All information should be up-to-date at the time of writing. I however cannot ensure that years or even months from now that UTA’s system will be the same. This is mostly targeted at classmates in my current section that expressed an overall sound of confusion when my professor attempted to demonstrate the process in class using a Windows computer.
Before you are able to connect to the Oracle application. You need to make sure you have the following:
- A Oracle Database account
- A active connection at UTA or a VPN connection
- Access to the Omega server
Since each section below is heavily reliant on the setup from the previous section being complete please do not skip any steps. Sorry if you hear background noise during any of the videos below. I was slightly rushed to get the videos created so the volume of my voice might also be a little low.
This was the most time consuming step as it seems like a UTA helpdesk staff member has to manually create the account for each request. If you have homework due in the future please do not wait on getting your account created.
Oracle accounts are available to everyone with a current Omega account. You can request an Oracle account by emailing Help Desk at firstname.lastname@example.org. Additionally, instructors may request Oracle accounts for all students in a particular session.
As of the 2015 Fall semester my Omega account was created automatically. To get my Oracle account created I sent an email to the helpdesk. Make sure and include that you need an “Oracle database account created on the Omega server”.

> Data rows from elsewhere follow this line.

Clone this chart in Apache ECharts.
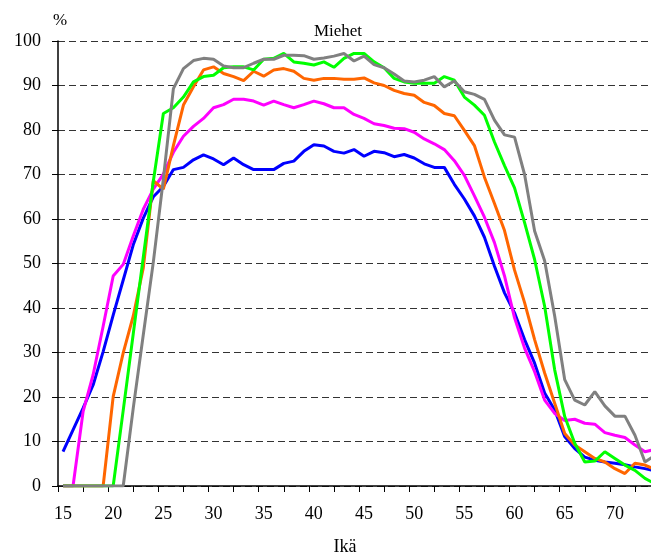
<!DOCTYPE html>
<html>
<head>
<meta charset="utf-8">
<script src="https://cdn.jsdelivr.net/npm/echarts@6/dist/echarts.min.js"></script>
<style>
html,body{margin:0;padding:0;background:#fff;}
#chart{width:651px;height:552px;}
</style>
</head>
<body>
<div id="chart"></div>
<script>
var ages = [];
for (var a = 15; a <= 74; a++) ages.push(a);

var xTickValues = [14.5,17,19.5,22,24.5,27,29.5,32,34.5,37,39.5,42,44.5,47,49.5,52,54.5,57,59.5,62,64.5,67,69.5,72];
var xLabelValues = [15,20,25,30,35,40,45,50,55,60,65,70];

var blue = [7.7,12.6,17.5,22.7,30.2,38.4,46.3,54.2,60.2,65,67.3,71.1,71.6,73.3,74.4,73.5,72.2,73.7,72.2,71.1,71.1,71.1,72.5,73,75.2,76.7,76.4,75.2,74.8,75.6,74.1,75.2,74.9,74,74.5,73.7,72.4,71.6,71.6,67.8,64.5,60.7,55.9,49.4,43.4,38.9,32.9,27.6,20.9,17.1,11.1,8.4,6.5,5.8,5.4,5.1,4.8,4.3,3.9,3.4];
var magenta = [0,0,16.7,25,35.9,47.2,49.8,56.2,62.2,66.7,70.1,75,78.6,80.8,82.6,85,85.7,86.9,86.9,86.5,85.6,86.5,85.7,85,85.7,86.5,85.9,85,85,83.5,82.6,81.4,81,80.4,80.3,79.5,78,76.9,75.6,73.1,69.8,65.2,60.4,54.7,47.2,37.8,31,25.7,19.3,16.3,14.7,15,14.1,13.9,12,11.4,10.9,9.2,7.7,8.2];
var orange = [0,0,0,0,0,20.1,29.9,38.2,49,68.6,66.7,76.5,85.6,89.7,93.5,94.2,92.7,92,91.1,93.2,92.1,93.5,93.8,93.2,91.6,91.2,91.6,91.6,91.4,91.4,91.7,90.6,90,88.9,88.2,87.8,86.2,85.5,83.7,83.2,79.9,76.5,69.4,63.5,57.4,48.5,41.2,32.9,25.4,18.6,11.8,9.2,7.7,6.2,5.4,3.9,2.8,5.1,4.7,3.7];
var green = [0,0,0,0,0,0,17,34.2,51.4,68.5,83.7,85,87.4,90.8,92,92.3,94,94.2,94.2,93.5,95.9,96.1,97.2,95.3,95,94.6,95.3,94.1,96.1,97.2,97.2,95.3,94,91.6,90.8,90.5,90.5,90.5,92,91.2,87.4,85.6,83.3,77.3,72,67,59.2,50.9,40.4,26.1,15.6,9.6,5.4,5.6,7.7,6.2,4.7,3.5,1.7,0.5];
var gray = [0,0,0,0,0,0,0,17.5,34,50.3,69,89.3,93.8,95.6,96.1,95.9,94.4,94,94,95,95.9,95.9,96.8,96.8,96.7,95.9,96.2,96.6,97.2,95.5,96.6,94.7,94,92.6,91,90.8,91.2,92,89.7,91,88.6,88,86.9,82.2,78.9,78.4,70,57.3,50.6,38.2,23.9,19.3,18.2,21.2,18,15.7,15.7,11.4,5.4,6.9];

var seriesDefs = [
  {name:'s1', values: blue, color:'#0000FF'},
  {name:'s2', values: magenta, color:'#FF00FF'},
  {name:'s3', values: orange, color:'#FF6600'},
  {name:'s4', values: green, color:'#00FF00'},
  {name:'s5', values: gray, color:'#808080'}
];

function pairs(vals){
  return ages.map(function(a,i){ return [a, vals[i]]; });
}

var font = '"Liberation Serif", "Times New Roman", serif';
var chart = echarts.init(document.getElementById('chart'), null, {renderer:'canvas'});
chart.setOption({
  animation:false,
  backgroundColor:'#fff',
  grid:{left:58, right:0, top:41, bottom:66, containLabel:false},
  title:[
    {text:'Miehet', left:333, top:18, textAlign:'center', textStyle:{fontFamily:font, fontSize:17, fontWeight:'normal', color:'#000'}},
    {text:'%', left:55, top:7, textAlign:'center', textStyle:{fontFamily:font, fontSize:17, fontWeight:'normal', color:'#000'}},
    {text:'Ikä', left:340, top:533, textAlign:'center', textStyle:{fontFamily:font, fontSize:18, fontWeight:'normal', color:'#000'}}
  ],
  xAxis:{
    type:'value', min:14.5, max:73.6,
    axisLine:{onZero:false, lineStyle:{color:'#000', width:1.5}},
    axisTick:{show:true, length:6, customValues:xTickValues, lineStyle:{color:'#000', width:1}},
    axisLabel:{customValues:xLabelValues, margin:19, fontFamily:font, fontSize:18, color:'#000', showMinLabel:true, showMaxLabel:true, hideOverlap:false},
    splitLine:{show:false}
  },
  yAxis:{
    type:'value', min:0, max:100, interval:10,
    axisLine:{show:true, lineStyle:{color:'#000', width:1.5}},
    axisTick:{show:true, length:6, lineStyle:{color:'#000', width:1}},
    axisLabel:{margin:17, fontFamily:font, fontSize:18, color:'#000'},
    splitLine:{show:true, lineStyle:{color:'#333', width:1, type:[7,4]}}
  },
  series: seriesDefs.map(function(s){
    return {
      name:s.name, type:'line', data:pairs(s.values), symbol:'none',
      lineStyle:{color:s.color, width:3}, itemStyle:{color:s.color},
      clip:true
    };
  })
});
</script>
</body>
</html>
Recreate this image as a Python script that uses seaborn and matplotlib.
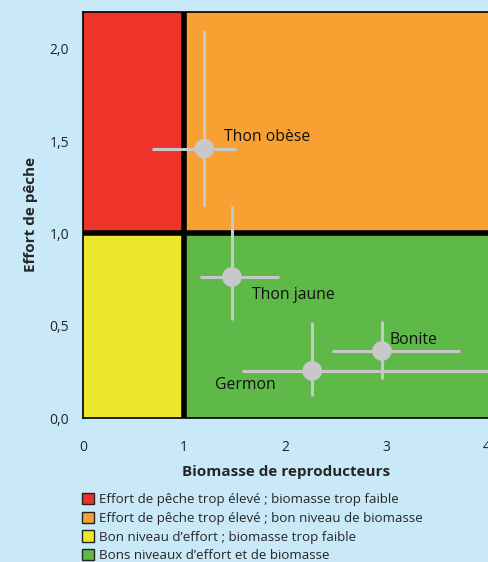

In short, Omega is a server that UTA maintains. On that server they have Oracle’s Database application installed. You as a student need access to both Omega (should use your NetID username/password) and an Oracle account which will have the same username as your NetID but the password will be sent to you via the Helpdesk once an account has been created.
Since most students will want to work on their homework while at home I highly recommend setting up the VPN connection now. This VPN connection is needed to access the Omega server. The setup should be very similar on Windows.
Note: If you are currently on the UTA campus the VPN connection does not need to be active.
You will need to download and install the Cisco AnyConnect application from https://vpn.uta.edu.
The server address for the VPN application is: vpn.uta.edu
I highly recommend using Cyberduck to copy files from your computer to the Omega server. The graphical interface is much easier to use for individuals that are new the command line.
Download Cyberduck from https://cyberduck.io.
Make sure you are still connected to the UTA VPN for the following.
Run the following commands on your Mac:
mkdir -p ~/.ssh nano ~/.ssh/config
~/.ssh/config file contents:
User field to your UTA NetID.
Host omega User clb4596 HostName omega.uta.edu Port 22
Type the following commands when connected to the Omega Server:
List all tables owned by you:
SELECT * FROM cat;
Clear screen in SQLPlus
SQL > host clear
SQL > exit
The UTA helpdesk does provide some useful documentation at this point on using the Oracle database. I highly recommend changing your default password using the following instructions:
To change your Oracle password. In sqlplus, type:
SQL> ALTER USER username IDENTIFIED BY newpassword;
Replace username with your NetID.
Replace newpassword with the new password that want to create.
Hopefully these instructions help clear up any confusion on using the Omega server and Oracle application provided by UTA.